REQUIRED WORK - Look through the material below and copy exactly the lines from the line with "Recreate this image" to the line with "const timeSCT3R_3000 = [691, 550, 488];", those two lines included.
[DATA PROVIDED start]
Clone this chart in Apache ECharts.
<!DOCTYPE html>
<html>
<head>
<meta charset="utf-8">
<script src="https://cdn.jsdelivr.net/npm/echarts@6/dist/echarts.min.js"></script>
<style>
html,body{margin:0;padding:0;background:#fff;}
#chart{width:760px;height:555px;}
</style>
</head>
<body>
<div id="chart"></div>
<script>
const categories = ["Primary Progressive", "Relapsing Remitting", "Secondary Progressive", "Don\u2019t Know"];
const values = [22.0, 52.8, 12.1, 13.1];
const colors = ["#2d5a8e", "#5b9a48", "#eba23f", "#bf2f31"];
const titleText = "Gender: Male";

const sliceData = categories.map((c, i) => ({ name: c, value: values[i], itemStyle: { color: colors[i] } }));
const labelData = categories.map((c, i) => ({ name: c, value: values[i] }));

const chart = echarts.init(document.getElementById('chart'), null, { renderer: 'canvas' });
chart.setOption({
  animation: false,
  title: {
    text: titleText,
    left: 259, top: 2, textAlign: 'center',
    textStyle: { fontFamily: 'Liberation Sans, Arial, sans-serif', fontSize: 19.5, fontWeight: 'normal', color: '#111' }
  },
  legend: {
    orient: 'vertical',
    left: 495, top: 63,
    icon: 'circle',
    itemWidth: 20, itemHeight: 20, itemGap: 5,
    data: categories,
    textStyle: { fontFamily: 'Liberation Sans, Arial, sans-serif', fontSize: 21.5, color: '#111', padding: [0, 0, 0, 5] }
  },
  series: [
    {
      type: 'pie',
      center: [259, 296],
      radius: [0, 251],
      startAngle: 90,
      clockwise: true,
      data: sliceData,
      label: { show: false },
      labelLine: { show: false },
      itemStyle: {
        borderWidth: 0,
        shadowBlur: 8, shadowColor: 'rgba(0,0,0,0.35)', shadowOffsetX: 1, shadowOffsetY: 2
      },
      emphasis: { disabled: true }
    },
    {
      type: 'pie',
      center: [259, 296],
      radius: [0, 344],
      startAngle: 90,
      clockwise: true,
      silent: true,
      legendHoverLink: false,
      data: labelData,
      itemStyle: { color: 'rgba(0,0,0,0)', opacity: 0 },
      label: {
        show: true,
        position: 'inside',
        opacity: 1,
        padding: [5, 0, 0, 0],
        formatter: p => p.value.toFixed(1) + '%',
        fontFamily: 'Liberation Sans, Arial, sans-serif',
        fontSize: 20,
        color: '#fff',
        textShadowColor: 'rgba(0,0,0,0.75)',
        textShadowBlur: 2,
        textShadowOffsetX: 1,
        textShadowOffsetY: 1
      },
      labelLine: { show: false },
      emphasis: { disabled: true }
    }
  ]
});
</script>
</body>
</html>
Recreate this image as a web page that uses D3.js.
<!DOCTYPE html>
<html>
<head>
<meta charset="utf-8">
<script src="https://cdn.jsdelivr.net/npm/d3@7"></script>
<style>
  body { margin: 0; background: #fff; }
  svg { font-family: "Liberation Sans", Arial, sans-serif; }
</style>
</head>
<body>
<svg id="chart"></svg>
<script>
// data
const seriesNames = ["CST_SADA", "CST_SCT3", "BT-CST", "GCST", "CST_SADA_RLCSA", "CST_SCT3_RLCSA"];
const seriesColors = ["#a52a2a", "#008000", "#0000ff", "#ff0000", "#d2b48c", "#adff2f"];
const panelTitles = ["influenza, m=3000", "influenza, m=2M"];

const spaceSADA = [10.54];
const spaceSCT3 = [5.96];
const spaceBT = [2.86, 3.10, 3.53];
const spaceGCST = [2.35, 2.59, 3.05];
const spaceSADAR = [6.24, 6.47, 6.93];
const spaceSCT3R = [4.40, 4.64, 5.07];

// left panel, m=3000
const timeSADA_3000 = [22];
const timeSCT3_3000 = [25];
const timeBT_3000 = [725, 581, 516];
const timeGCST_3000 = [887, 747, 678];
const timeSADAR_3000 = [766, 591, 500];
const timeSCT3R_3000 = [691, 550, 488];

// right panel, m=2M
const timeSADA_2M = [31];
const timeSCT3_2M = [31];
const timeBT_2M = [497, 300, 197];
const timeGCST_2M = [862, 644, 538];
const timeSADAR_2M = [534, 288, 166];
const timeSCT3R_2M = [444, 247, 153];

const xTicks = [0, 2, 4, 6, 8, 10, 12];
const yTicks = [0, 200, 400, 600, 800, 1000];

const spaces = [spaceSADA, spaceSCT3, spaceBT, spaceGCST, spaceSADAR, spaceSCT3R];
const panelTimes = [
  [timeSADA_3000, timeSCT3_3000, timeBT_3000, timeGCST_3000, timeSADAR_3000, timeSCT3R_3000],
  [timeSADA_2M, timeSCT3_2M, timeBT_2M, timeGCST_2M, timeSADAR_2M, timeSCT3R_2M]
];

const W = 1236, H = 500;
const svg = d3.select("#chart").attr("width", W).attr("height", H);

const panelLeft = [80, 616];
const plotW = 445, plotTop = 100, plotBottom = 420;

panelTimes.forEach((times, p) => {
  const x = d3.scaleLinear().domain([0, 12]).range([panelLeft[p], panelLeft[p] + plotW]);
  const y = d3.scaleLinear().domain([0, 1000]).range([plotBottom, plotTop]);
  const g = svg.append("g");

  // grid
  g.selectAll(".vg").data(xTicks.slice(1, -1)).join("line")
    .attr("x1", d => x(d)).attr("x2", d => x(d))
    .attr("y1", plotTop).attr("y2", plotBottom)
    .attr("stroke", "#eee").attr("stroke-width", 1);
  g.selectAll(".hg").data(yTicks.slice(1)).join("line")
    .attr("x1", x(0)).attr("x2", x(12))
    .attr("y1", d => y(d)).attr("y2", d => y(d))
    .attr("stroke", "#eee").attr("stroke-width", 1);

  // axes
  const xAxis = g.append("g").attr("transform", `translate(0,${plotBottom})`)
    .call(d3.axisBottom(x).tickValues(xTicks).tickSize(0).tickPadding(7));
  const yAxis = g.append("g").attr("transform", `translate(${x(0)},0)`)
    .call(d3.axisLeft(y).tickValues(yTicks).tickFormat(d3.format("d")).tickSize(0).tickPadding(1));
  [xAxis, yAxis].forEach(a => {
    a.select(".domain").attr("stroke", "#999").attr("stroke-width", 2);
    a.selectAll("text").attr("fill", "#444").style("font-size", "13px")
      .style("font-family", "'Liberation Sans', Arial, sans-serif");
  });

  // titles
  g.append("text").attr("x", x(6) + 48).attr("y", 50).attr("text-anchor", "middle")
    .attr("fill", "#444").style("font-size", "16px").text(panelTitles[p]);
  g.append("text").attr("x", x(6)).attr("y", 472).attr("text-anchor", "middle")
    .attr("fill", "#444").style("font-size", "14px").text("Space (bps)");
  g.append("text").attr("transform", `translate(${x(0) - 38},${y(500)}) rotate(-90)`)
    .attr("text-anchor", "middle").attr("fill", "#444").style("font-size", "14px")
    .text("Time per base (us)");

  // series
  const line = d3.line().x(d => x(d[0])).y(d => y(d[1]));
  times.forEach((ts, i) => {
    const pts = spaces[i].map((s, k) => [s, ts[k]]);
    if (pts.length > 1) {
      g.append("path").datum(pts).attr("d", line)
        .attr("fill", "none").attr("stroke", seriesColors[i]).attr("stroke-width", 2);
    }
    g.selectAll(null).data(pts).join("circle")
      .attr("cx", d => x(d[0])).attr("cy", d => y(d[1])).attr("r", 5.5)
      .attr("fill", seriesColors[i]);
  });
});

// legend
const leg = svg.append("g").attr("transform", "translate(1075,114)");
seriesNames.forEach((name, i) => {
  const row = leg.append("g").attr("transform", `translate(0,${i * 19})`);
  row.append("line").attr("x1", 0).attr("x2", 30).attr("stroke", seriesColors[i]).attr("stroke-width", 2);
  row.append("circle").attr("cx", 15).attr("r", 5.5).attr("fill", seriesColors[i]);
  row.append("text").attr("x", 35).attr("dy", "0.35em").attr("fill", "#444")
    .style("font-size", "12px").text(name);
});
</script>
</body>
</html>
[DATA PROVIDED end]
TASK RESPONSE -
Recreate this image as a web page that uses D3.js.
<!DOCTYPE html>
<html>
<head>
<meta charset="utf-8">
<script src="https://cdn.jsdelivr.net/npm/d3@7"></script>
<style>
  body { margin: 0; background: #fff; }
  svg { font-family: "Liberation Sans", Arial, sans-serif; }
</style>
</head>
<body>
<svg id="chart"></svg>
<script>
// data
const seriesNames = ["CST_SADA", "CST_SCT3", "BT-CST", "GCST", "CST_SADA_RLCSA", "CST_SCT3_RLCSA"];
const seriesColors = ["#a52a2a", "#008000", "#0000ff", "#ff0000", "#d2b48c", "#adff2f"];
const panelTitles = ["influenza, m=3000", "influenza, m=2M"];

const spaceSADA = [10.54];
const spaceSCT3 = [5.96];
const spaceBT = [2.86, 3.10, 3.53];
const spaceGCST = [2.35, 2.59, 3.05];
const spaceSADAR = [6.24, 6.47, 6.93];
const spaceSCT3R = [4.40, 4.64, 5.07];

// left panel, m=3000
const timeSADA_3000 = [22];
const timeSCT3_3000 = [25];
const timeBT_3000 = [725, 581, 516];
const timeGCST_3000 = [887, 747, 678];
const timeSADAR_3000 = [766, 591, 500];
const timeSCT3R_3000 = [691, 550, 488];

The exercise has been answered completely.